黒船に乗せてくれとしつこかったシーボルト

『日本-日本記録集成-』だけではなく、『日本植物誌』『日本動物誌』なども著したシーボルトは、いってしまえば大の日本オタクでした。

彼はできることなら、もう一度日本に行きたい。

しかし鎖国している日本は、簡単に入国できるような国ではありません。

おまけにシーボルトは日本の資料を海外に持ち出そうとした罪で、1829年に日本からの国外追放を受けている身です。

それでも、どうしても日本に行きたい…もう20年ぐらい遠ざかっているし…。

そんなときにシーボルトの耳に入ったのが、アメリカが日本に開国を迫るため、来航するという話です。

これを聞いたシーボルトは、ペリーに

シーボルト
私も黒船に乗せてください!

と猛アピール。

大好きな日本の開国に、自分もぜひ携わりたいと思ったわけですね。

でも、ペリーからしてみれば、

ペリー
これから日本に交渉しに行くっていうのに、一度国外追放されてるヤツなんか連れて行ったら印象悪いじゃん…

という感じです。

そのため彼はシーボルトからのアピールを断るのですが、それでもシーボルトはしつこかった。

自分を黒船に乗せるようにと、権勢家や国の最高権力者にまで推薦を取り付けてお願いしてきたというのです。

これもペリーは断るのですが、相当難儀したと自著のなかでも語っています。

いくら権力者からの推薦だといっても、シーボルトを乗せて国の交渉を決裂させてしまったら、来航の意味がありませんからね…。

まあ、これに関しては正直ペリーも

「ちょっとうぜーな…」

ぐらいで済んでいたっぽいのですが…、シーボルトの次の行動がふたりの確執をさらに強めさせます。

日米和親条約締結後の負け惜しみがすごい?

ペリーの功績によって、日米和親条約が締結された数ヶ月後のこと、シーボルトは開国に関する小冊子を刊行しました。

そのなかで彼はこのように残しています。

シーボルト
日本に開国させたことに関して、アメリカではなくロシアに感謝せねばならない

直々に交渉を行ったペリーからすれば、「は?」という感じですよね。

そう、完全に黒船に乗せてくれなかった負け惜しみです。

しかもなんでロシア?

これは実のところ、ペリーの来航日に合わせて、ロシアが秘密裏に日本へ艦隊を向かわせていたことが理由です。

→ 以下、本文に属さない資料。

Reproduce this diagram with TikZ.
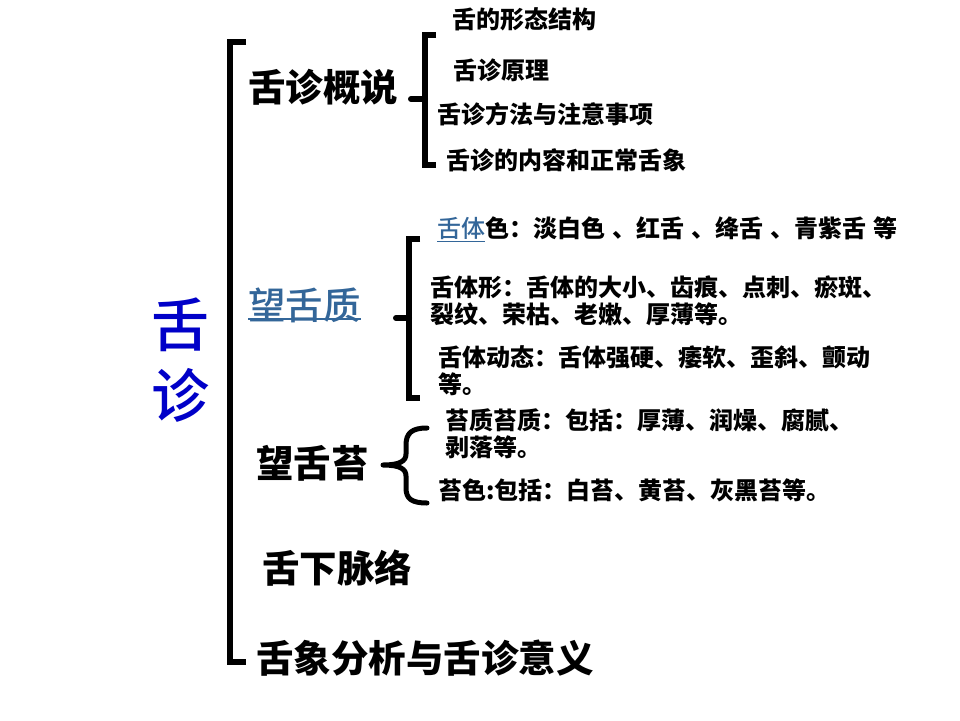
\documentclass[tikz,border=0pt]{standalone}
\usepackage{fontspec}
\newfontfamily\cjk{Noto Sans CJK SC}
\newfontfamily\cjkmed{Noto Sans CJK SC Medium}
\definecolor{titleblue}{RGB}{0,0,200}
\definecolor{linkblue}{RGB}{51,102,153}
\newcommand{\gap}{\hspace{0.3em}}
\begin{document}
\begin{tikzpicture}[x=1pt,y=-1pt,
  bigtext/.style={font=\cjk\bfseries\fontsize{37.5}{40}\selectfont, anchor=west, inner sep=0pt},
  smalltext/.style={font=\cjk\bfseries\fontsize{24}{27}\selectfont, anchor=west, inner sep=0pt, align=left},
  titletext/.style={font=\cjkmed\fontsize{58}{60}\selectfont, text=titleblue, inner sep=0pt},
  brk/.style={line width=6pt, line join=miter, line cap=butt},
  knob/.style={line width=6pt, line cap=round}]
\useasboundingbox (0,0) rectangle (960,720);
\fill[white] (0,0) rectangle (960,720);

% title
\node[titletext] (t1) at (180,325) {舌};
\node[titletext] (t2) at (180,395) {诊};

% main bracket
\coordinate (mtop) at (246,42);
\coordinate (mbot) at (246,662);
\draw[brk] (mtop) -- (230,42) -- (230,662) -- (mbot);

% level 1
\node[bigtext] (gs) at (248,87) {舌诊概说};
\node[bigtext, font=\cjkmed\fontsize{37.5}{40}\selectfont, text=linkblue] (wz) at (248,305) {望舌质};
\draw[linkblue, line width=1.6pt] ([yshift=4pt]wz.south west) -- ([yshift=4pt]wz.south east);
\node[bigtext] (wt) at (256,463) {望舌苔};
\node[bigtext] (mx) at (262,568) {舌下脉络};
\node[bigtext] (fx) at (256,658) {舌象分析与舌诊意义};

% bracket for 舌诊概说
\draw[brk] (436,35) -- (425,35) -- (425,165) -- (436,165);
\coordinate (k1) at (411,99);
\draw[knob] (k1) -- (425,99);
\node[smalltext] (a1) at (452,19) {舌的形态结构};
\node[smalltext] (a2) at (453,70) {舌诊原理};
\node[smalltext] (a3) at (437,114) {舌诊方法与注意事项};
\node[smalltext] (a4) at (446,160) {舌诊的内容和正常舌象};

% bracket for 望舌质
\draw[brk] (420,239) -- (409,239) -- (409,398) -- (420,398);
\coordinate (k2) at (396,318);
\draw[knob] (k2) -- (409,318);
\node[smalltext] (b1) at (437,229) {\textcolor{linkblue}{\cjkmed\mdseries\underline{舌体}}色：淡白色\gap、红舌\gap、绛舌\gap、青紫舌\gap 等};
\node[smalltext] (b2) at (430,301) {舌体形：舌体的大小、齿痕、点刺、瘀斑、\\裂纹、荣枯、老嫩、厚薄等。};
\node[smalltext] (b3) at (438,371) {舌体动态：舌体强硬、痿软、歪斜、颤动\\等。};

% curly brace for 望舌苔
\draw[line width=5pt, line cap=round, line join=round]
  (427,428) .. controls (412,428) and (406,433) .. (406,445) -- (406,454)
  .. controls (406,461) and (400,465) .. (383,465)
  .. controls (400,465) and (406,469) .. (406,476) -- (406,488)
  .. controls (406,499) and (412,503) .. (427,503);
\node[smalltext] (c1) at (445,434) {苔质苔质：包括：厚薄、润燥、腐腻、\\剥落等。};
\node[smalltext] (c2) at (438,490) {苔色:包括：白苔、黄苔、灰黑苔等。};
\end{tikzpicture}
\end{document}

ロシアは日米が万が一、交戦したときにおこぼれを頂戴しようとしていたのだとか。

日本に助け舟を出して、あわよくば自分たちが条約を結んでしまおう的な?

それともアメリカに味方して「協力してやったんだから分け前よこせ」的な感じですかね?

そして前述のシーボルトの文章を踏まえると、完全にシーボルトがロシアと結託していますよね。

ほんとに、なんとしてでも開国に携わりたかったんだろうな…。

真意はわからないのですが、この文章を読んでペリーは

「シーボルト、ちょっとうぜーな」から「シーボルト、ただのスパイやんけ!」

と、なってしまったのでした。

さらにシーボルトは同書のなかで

シーボルト
私はオランダ国王にも日本に開国を促す親書を発行させたり、けっこういろいろ頑張ってたんだよ

などと、努力自慢までし始め、ペリーは彼が完全に嫌いになってしまいました。

シーボルト…それだけ日本が好きだったってことだよね?

 

きょうのまとめ

シーボルトとペリーのあいだには、それぞれ「日本大好き」「なんとしてでも開国を取り付ける」という、強い想いがありました。

それぞれの想いがぶつかった結果、ふたりのあいだには確執が生まれてしまったわけですね…。

ほとんどシーボルトが悪い気もしますが。

最後に今回のまとめです。

① シーボルトの残した日本の記録は海外に出回っているものでは一番精度が高く、ペリーも来航の参考にした。

② どうしても日本に行きたかったシーボルトは黒船に乗ろうとしたが、「一度国外追放されてるようなヤツは乗せられない」とペリーに断られた。

③ 日米和親条約の締結後、シーボルトは「日本の開国はアメリカじゃなくてロシアのおかげ」と言ってペリーを怒らせた。

というか国王に親書の発行を促したり、ロシアにも根回ししていたり、日本のこととなるとシーボルトの本気ぶりがすごい…。

ある意味、史上でも稀に見る親日家じゃないでしょうか。